Did a good bit of hunting there over the weekend. Very pretty place. Tons of food in the woods.

Pretty disappointing to see that the area is pretty much void of game and even the guys at the check station admit that there are not many deer there. 

I did find some fresh bear crap. Lot of people just randomly camping and driving the roads. 

Covered about 10 miles and never seen a deer or a deer track. I did see some 5 year old buck rubs. 

I decided about 4 miles into my weekend that even if I saw a deer I wouldn't have the heart to shoot it.
The deer population must really be in the crapper there. Not nearly as much bear sign as I would have anticipated earlier and hardly any sign on the high ridges. Most of the sign was on the north facing slopes on the side hills.


----------



## Thunder Head (Nov 18, 2019)

I still hunted / scouted almost all day Saturday. (Natl. forest.) Basically covered two different creek drainages.
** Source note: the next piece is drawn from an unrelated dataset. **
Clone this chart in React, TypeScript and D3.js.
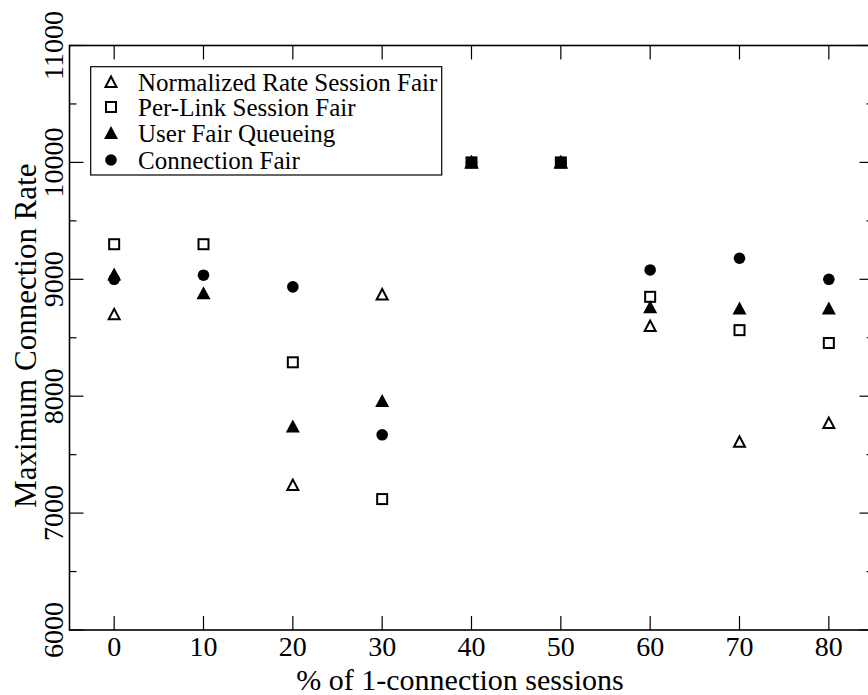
import React from "react";
import * as d3 from "d3";

const xValues = [0, 10, 20, 30, 40, 50, 60, 70, 80];
const normalizedRate = [8700, null, 7240, 8870, 10000, 10000, 8600, 7610, 7770];
const perLink = [9300, 9300, 8290, 7120, 10000, 10000, 8850, 8565, 8455];
const userFair = [9040, 8880, 7740, 7960, 10000, 10000, 8760, 8750, 8750];
const connectionFair = [9000, 9035, 8935, 7670, 10000, 10000, 9080, 9180, 9000];

const xTicks = [0, 10, 20, 30, 40, 50, 60, 70, 80];
const yMajor = [6000, 7000, 8000, 9000, 10000, 11000];
const yMinor = [6500, 7500, 8500, 9500, 10500];

const legendLabels = [
  "Normalized Rate Session Fair",
  "Per-Link Session Fair",
  "User Fair Queueing",
  "Connection Fair",
];
const legendSymbols = ["openTri", "openSq", "fillTri", "fillCirc"];

const W = 868;
const H = 695;
const L = 69.5;
const R = 873.5;
const T = 45.5;
const B = 630;
const FONT = "'Liberation Serif', 'Times New Roman', serif";

function Marker({ kind, x, y }: { kind: string; x: number; y: number }) {
  if (kind === "openSq") {
    return <rect x={x - 5} y={y - 5} width={10} height={10} fill="white" stroke="black" strokeWidth={2} />;
  }
  if (kind === "openTri") {
    const p = `${x},${y - 5.5} ${x - 5.5},${y + 5} ${x + 5.5},${y + 5}`;
    return <polygon points={p} fill="white" stroke="black" strokeWidth={2} strokeLinejoin="miter" />;
  }
  if (kind === "fillTri") {
    const p = `${x},${y - 7} ${x - 7},${y + 6} ${x + 7},${y + 6}`;
    return <polygon points={p} fill="black" />;
  }
  return <circle cx={x} cy={y} r={5.8} fill="black" />;
}

export default function App() {
  const x = d3.scaleLinear().domain([-5, 85]).range([L, R]);
  const y = d3.scaleLinear().domain([6000, 11000]).range([B, T]);

  const series = [
    { kind: "openTri", values: normalizedRate },
    { kind: "openSq", values: perLink },
    { kind: "fillTri", values: userFair },
    { kind: "fillCirc", values: connectionFair },
  ];

  const legendRows = [82, 107, 133, 160];

  return (
    <svg
      width={W}
      height={H}
      style={{ position: "absolute", left: 0, top: 0, background: "white", fontFamily: FONT }}
    >
      <rect x={0} y={0} width={W} height={H} fill="white" />
      {/* frame */}
      <rect x={L} y={T} width={R - L} height={B - T} fill="none" stroke="black" strokeWidth={1.6} />

      {/* x ticks, bottom and top */}
      {xTicks.map((t) => (
        <g key={"xt" + t}>
          <line x1={x(t)} x2={x(t)} y1={B} y2={B - 14} stroke="black" strokeWidth={1.2} />
          <line x1={x(t)} x2={x(t)} y1={T} y2={T + 14} stroke="black" strokeWidth={1.2} />
          <text x={x(t)} y={656} textAnchor="middle" fontSize={28}>
            {t}
          </text>
        </g>
      ))}

      {/* y ticks, left and right */}
      {yMajor.map((t) => (
        <g key={"ym" + t}>
          <line x1={L} x2={L + 14} y1={y(t)} y2={y(t)} stroke="black" strokeWidth={1.2} />
          <line x1={R} x2={R - 14} y1={y(t)} y2={y(t)} stroke="black" strokeWidth={1.2} />
          <text
            transform={`translate(63,${y(t)}) rotate(-90)`}
            textAnchor="middle"
            fontSize={28}
          >
            {t}
          </text>
        </g>
      ))}
      {yMinor.map((t) => (
        <g key={"yn" + t}>
          <line x1={L} x2={L + 7} y1={y(t)} y2={y(t)} stroke="black" strokeWidth={1.2} />
          <line x1={R} x2={R - 7} y1={y(t)} y2={y(t)} stroke="black" strokeWidth={1.2} />
        </g>
      ))}

      {/* axis titles */}
      <text x={460} y={690} textAnchor="middle" fontSize={30}>
        % of 1-connection sessions
      </text>
      <text
        transform={`translate(36,${(T + B) / 2 - 2}) rotate(-90)`}
        textAnchor="middle"
        fontSize={31}
      >
        Maximum Connection Rate
      </text>

      {/* points */}
      {series.map((s) =>
        s.values.map((v, i) =>
          v == null ? null : <Marker key={s.kind + i} kind={s.kind} x={x(xValues[i])} y={y(v)} />
        )
      )}

      {/* legend */}
      <rect x={90.7} y={66.7} width={351} height={108.3} fill="white" stroke="black" strokeWidth={1.2} />
      {legendLabels.map((lab, i) => (
        <g key={lab}>
          <Marker kind={legendSymbols[i]} x={111} y={legendRows[i]} />
          <text x={138} y={legendRows[i] + 9} fontSize={25}>
            {lab}
          </text>
        </g>
      ))}
    </svg>
  );
}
The bears I was seeing during bow season have moved. I didn't find one single piece of buck sign. Very few deer tracks. None since it rained on Friday. No fresh bear scat.

I know the area has very few deer but dang. I didn't expect to walk that far and not see a single rub from this season.

I learned a lot about the area though. Found two new groves of white oaks to check for bears in Sept.


----------



## GSPEED (Nov 23, 2019)

I heard 14 killed on Warwoman but a little hard to believe as I went 10 times scouting and didn’t see 14 tracks. WMAs are a thing of the past. Doing the same thing over and over and expecting a different results is called insanity. They should have to remove the word management from there signs.


----------



## tree cutter 08 (Nov 24, 2019)

GSPEED said:


> I heard 14 killed on Warwoman but a little hard to believe as I went 10 times scouting and didn’t see 14 tracks. WMAs are a thing of the past. Doing the same thing over and over and expecting a different results is called insanity. They should have to remove the word management from there signs.


In the mountain wmas, you are either on them, or you ain't. Warwoman is the best in Northeast ga. Find food and you will find the game.


----------



## NGA44 (Nov 24, 2019)

GSPEED said:


> I heard 14 killed on Warwoman but a little hard to believe as I went 10 times scouting and didn’t see 14 tracks. WMAs are a thing of the past. Doing the same thing over and over and expecting a different results is called insanity. They should have to remove the word management from there signs.


My deer was the last checked in. 14 deer is correct. Me and another guy saw over 20 deer in 3 days. Waited on a decent one and killed him Sat evening. I don’t think you know what you’re talking about.


----------



## GSPEED (Nov 24, 2019)

Good job congratulations


----------



## tree cutter 08 (Nov 24, 2019)

NGA44 said:


> My deer was the last checked in. 14 deer is correct. Me and another guy saw over 20 deer in 3 days. Waited on a decent one and killed him Sat evening. I don’t think you know what you’re talking about.


I heard a few good ones were killed.


----------



## Dusty Roads (Jan 4, 2020)

mallardsx2 said:


> Did a good bit of hunting there over the weekend. Very pretty place. Tons of food in the woods.
> 
> Pretty disappointing to see that the area is pretty much void of game and even the guys at the check station admit that there are not many deer there.
> 
> ...


About 2003,me and friend rode our horses weekly their and in some areas the horses would go NUTS!
 One day we saw it run across us about 75 yrds going straight down the steep mountainside,our horses were FREAKING OUT!!!
+ A cougar,seriously-havin lived in Suches I know it/they travel over Miller Gap to hunt 180
That was the last time we rode their-horses get too figitty(dangerous on the steep terrain)


----------



## Mexican Squealer (Jan 4, 2020)

Ain’t no cougar


----------



## Dusty Roads (Jan 25, 2020)

Mexican Squealer said:


> Ain’t no cougar


I have a witness+you don't live their


----------